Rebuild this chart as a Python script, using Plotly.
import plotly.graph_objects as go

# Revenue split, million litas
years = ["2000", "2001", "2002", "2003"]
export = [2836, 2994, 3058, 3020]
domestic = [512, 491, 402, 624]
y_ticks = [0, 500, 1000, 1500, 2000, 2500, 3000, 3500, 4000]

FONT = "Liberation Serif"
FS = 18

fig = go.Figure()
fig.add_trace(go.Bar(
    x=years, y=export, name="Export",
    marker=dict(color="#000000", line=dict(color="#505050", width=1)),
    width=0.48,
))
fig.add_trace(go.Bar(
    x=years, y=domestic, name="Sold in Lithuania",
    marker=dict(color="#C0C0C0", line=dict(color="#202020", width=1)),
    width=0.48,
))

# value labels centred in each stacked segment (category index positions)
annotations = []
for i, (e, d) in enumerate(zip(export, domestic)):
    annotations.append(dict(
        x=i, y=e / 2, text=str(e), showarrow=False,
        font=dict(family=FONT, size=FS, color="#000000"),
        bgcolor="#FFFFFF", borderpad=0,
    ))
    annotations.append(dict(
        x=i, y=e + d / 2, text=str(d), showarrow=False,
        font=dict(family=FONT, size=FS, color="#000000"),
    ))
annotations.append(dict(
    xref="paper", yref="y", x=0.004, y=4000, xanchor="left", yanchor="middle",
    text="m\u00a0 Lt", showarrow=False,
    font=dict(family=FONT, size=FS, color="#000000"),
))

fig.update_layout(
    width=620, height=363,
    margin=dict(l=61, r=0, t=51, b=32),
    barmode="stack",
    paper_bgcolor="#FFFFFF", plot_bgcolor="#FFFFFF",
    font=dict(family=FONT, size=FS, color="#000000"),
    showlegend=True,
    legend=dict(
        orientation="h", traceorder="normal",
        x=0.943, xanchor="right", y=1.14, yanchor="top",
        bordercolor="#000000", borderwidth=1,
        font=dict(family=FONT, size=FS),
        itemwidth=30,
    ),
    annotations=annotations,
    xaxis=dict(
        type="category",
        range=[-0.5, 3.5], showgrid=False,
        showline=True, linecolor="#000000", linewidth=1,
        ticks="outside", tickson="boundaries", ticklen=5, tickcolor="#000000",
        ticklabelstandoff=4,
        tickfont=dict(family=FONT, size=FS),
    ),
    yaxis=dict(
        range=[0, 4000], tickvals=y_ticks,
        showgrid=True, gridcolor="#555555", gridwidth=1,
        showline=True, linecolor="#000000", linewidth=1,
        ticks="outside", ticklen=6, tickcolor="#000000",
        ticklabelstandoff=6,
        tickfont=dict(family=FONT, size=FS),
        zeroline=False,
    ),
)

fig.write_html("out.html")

_ _ _

(Task)
Return, please, the lines of the data from the first through the line containing "import plotly.graph_objects as go", both kept, exactly as they stand and nothing more.

(Result for this exercise)
Rebuild this chart as a Python script, using Plotly.
import plotly.graph_objects as go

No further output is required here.